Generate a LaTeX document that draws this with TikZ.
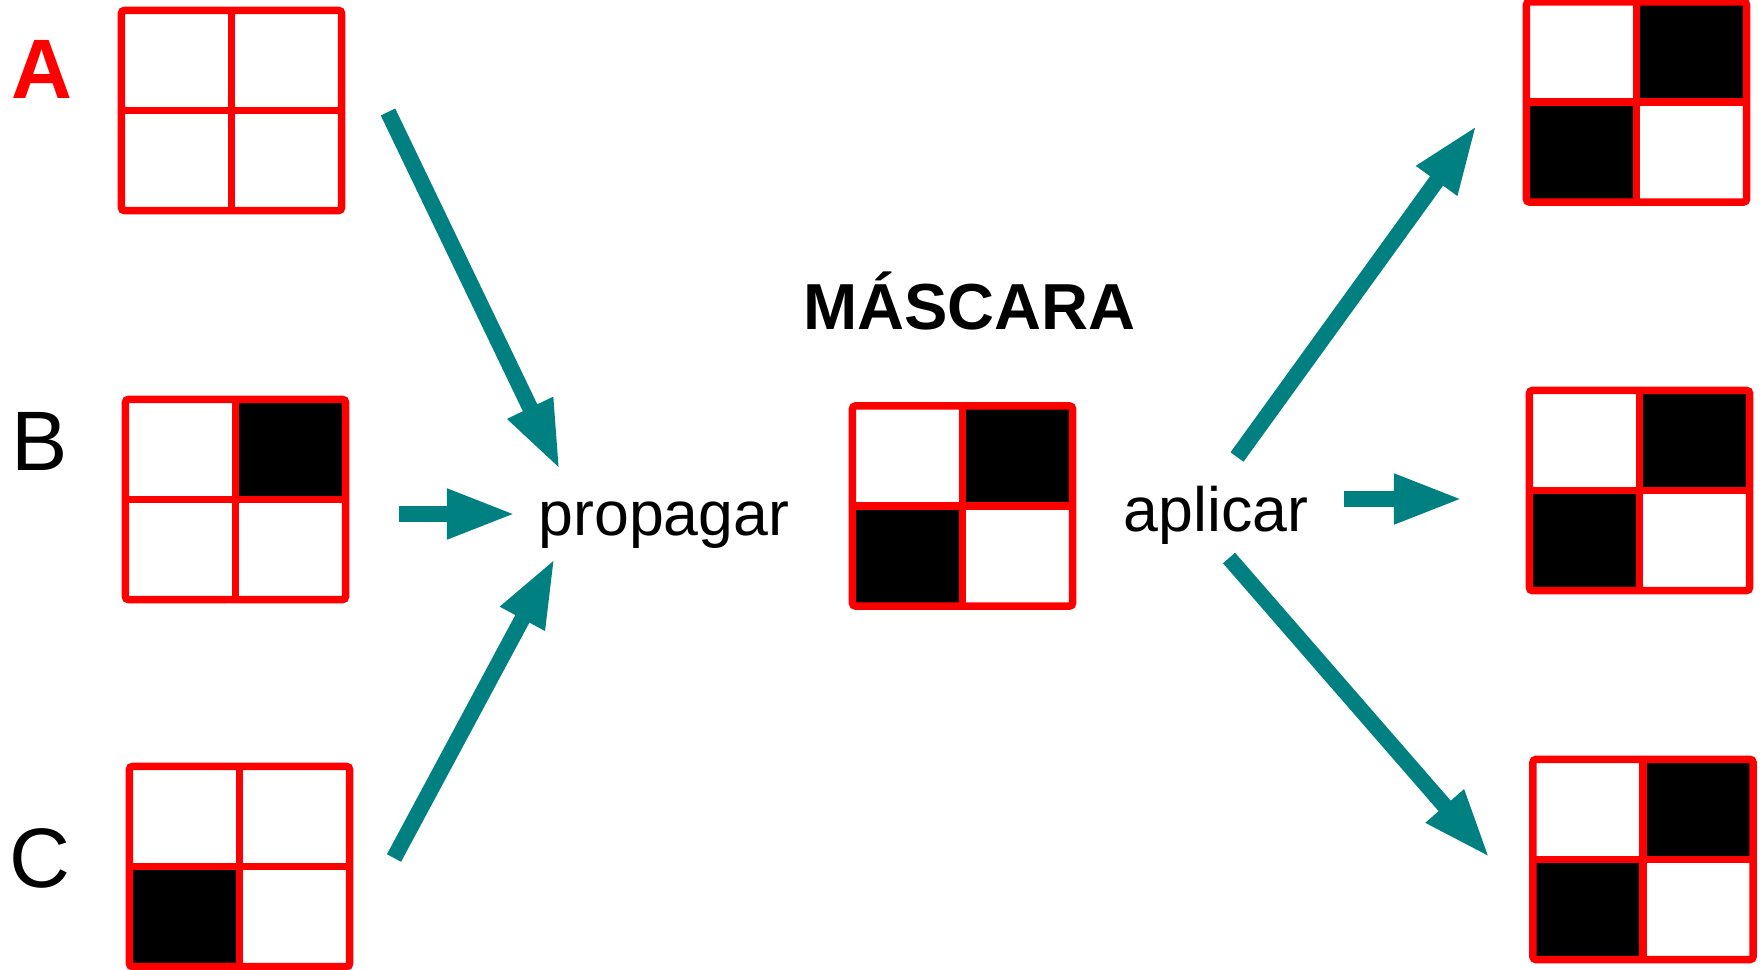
\documentclass[tikz,border=0pt]{standalone}
\usepackage{fontspec}
\setmainfont{Liberation Sans}
\usetikzlibrary{arrows.meta}

\begin{document}
\begin{tikzpicture}[
    x=0.01cm, y=-0.01cm,
    cellgrid/.style={rectangle, minimum width=2.2cm, minimum height=2cm, inner sep=0pt, outer sep=0pt},
    gridline/.style={draw=red, line width=0.075cm},
    flow/.style={draw=teal, line width=0.16cm, -{Triangle[length=0.69cm, width=0.46cm]}},
    letter/.style={anchor=base, inner sep=0pt, font=\fontsize{24}{28}\selectfont},
    action/.style={anchor=base, inner sep=0pt, font=\fontsize{17.8}{20}\selectfont}
  ]
  \useasboundingbox (0,0) rectangle (1764,970);

  % Grids
  \node[cellgrid] (ga) at (231.5,110.5) {};
  \node[cellgrid] (gb) at (235.5,499.5) {};
  \node[cellgrid] (gc) at (239.5,866.5) {};
  \node[cellgrid] (mask) at (962.5,506) {};
  \node[cellgrid] (r1) at (1636.5,102) {};
  \node[cellgrid] (r2) at (1639.5,490.5) {};
  \node[cellgrid] (r3) at (1643,859.5) {};

  % Black cells
  \foreach \g/\c in {gb/north east, gc/south west, mask/north east, mask/south west,
                     r1/north east, r1/south west, r2/north east, r2/south west,
                     r3/north east, r3/south west}
    \fill[black] (\g.center) rectangle (\g.\c);

  \foreach \g in {ga, gb, gc, mask, r1, r2, r3} {
    \draw[gridline, rounded corners=0.03cm] (\g.north west) rectangle (\g.south east);
    \draw[gridline] (\g.north) -- (\g.south) (\g.west) -- (\g.east);
  }

  % Labels
  \node[letter, text=red, font=\fontsize{24}{28}\selectfont\bfseries] (la) at (41.5,99) {A};
  \node[letter] (lb) at (39.5,470) {B};
  \node[letter] (lc) at (39.5,887) {C};
  \node[anchor=base, inner sep=0pt, font=\fontsize{18.5}{22}\selectfont\bfseries] (title) at (969.5,329) {MÁSCARA};
  \node[action] (prop) at (664,535) {propagar};
  \node[action] (apl) at (1216,531) {aplicar};

  % Arrow ends
  \coordinate (fromA) at (388,112);
  \coordinate (toA) at (560,470);
  \coordinate (fromB) at (399,514);
  \coordinate (toB) at (516,514);
  \coordinate (fromC) at (394,858);
  \coordinate (toC) at (555,558);
  \coordinate (outTop) at (1237,457);
  \coordinate (toR1) at (1477,125);
  \coordinate (outMid) at (1344,499);
  \coordinate (toR2) at (1463,499);
  \coordinate (outLow) at (1229,558);
  \coordinate (toR3) at (1490,858);

  % Connections
  \draw[flow] (fromA) -- (toA);
  \draw[flow] (fromB) -- (toB);
  \draw[flow] (fromC) -- (toC);
  \draw[flow] (outTop) -- (toR1);
  \draw[flow] (outMid) -- (toR2);
  \draw[flow] (outLow) -- (toR3);
\end{tikzpicture}
\end{document}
☆ ☆ ☆ ☆
◆ EXERCISE INSTRUCTIONS
Leave out the pictures. Transcribe only the lines above, from the first through the one that contains "(apl) at (1216,531)".

◆ TASK RESPONSE
Generate a LaTeX document that draws this with TikZ.
\documentclass[tikz,border=0pt]{standalone}
\usepackage{fontspec}
\setmainfont{Liberation Sans}
\usetikzlibrary{arrows.meta}

\begin{document}
\begin{tikzpicture}[
    x=0.01cm, y=-0.01cm,
    cellgrid/.style={rectangle, minimum width=2.2cm, minimum height=2cm, inner sep=0pt, outer sep=0pt},
    gridline/.style={draw=red, line width=0.075cm},
    flow/.style={draw=teal, line width=0.16cm, -{Triangle[length=0.69cm, width=0.46cm]}},
    letter/.style={anchor=base, inner sep=0pt, font=\fontsize{24}{28}\selectfont},
    action/.style={anchor=base, inner sep=0pt, font=\fontsize{17.8}{20}\selectfont}
  ]
  \useasboundingbox (0,0) rectangle (1764,970);

  % Grids
  \node[cellgrid] (ga) at (231.5,110.5) {};
  \node[cellgrid] (gb) at (235.5,499.5) {};
  \node[cellgrid] (gc) at (239.5,866.5) {};
  \node[cellgrid] (mask) at (962.5,506) {};
  \node[cellgrid] (r1) at (1636.5,102) {};
  \node[cellgrid] (r2) at (1639.5,490.5) {};
  \node[cellgrid] (r3) at (1643,859.5) {};

  % Black cells
  \foreach \g/\c in {gb/north east, gc/south west, mask/north east, mask/south west,
                     r1/north east, r1/south west, r2/north east, r2/south west,
                     r3/north east, r3/south west}
    \fill[black] (\g.center) rectangle (\g.\c);

  \foreach \g in {ga, gb, gc, mask, r1, r2, r3} {
    \draw[gridline, rounded corners=0.03cm] (\g.north west) rectangle (\g.south east);
    \draw[gridline] (\g.north) -- (\g.south) (\g.west) -- (\g.east);
  }

  % Labels
  \node[letter, text=red, font=\fontsize{24}{28}\selectfont\bfseries] (la) at (41.5,99) {A};
  \node[letter] (lb) at (39.5,470) {B};
  \node[letter] (lc) at (39.5,887) {C};
  \node[anchor=base, inner sep=0pt, font=\fontsize{18.5}{22}\selectfont\bfseries] (title) at (969.5,329) {MÁSCARA};
  \node[action] (prop) at (664,535) {propagar};
  \node[action] (apl) at (1216,531) {aplicar};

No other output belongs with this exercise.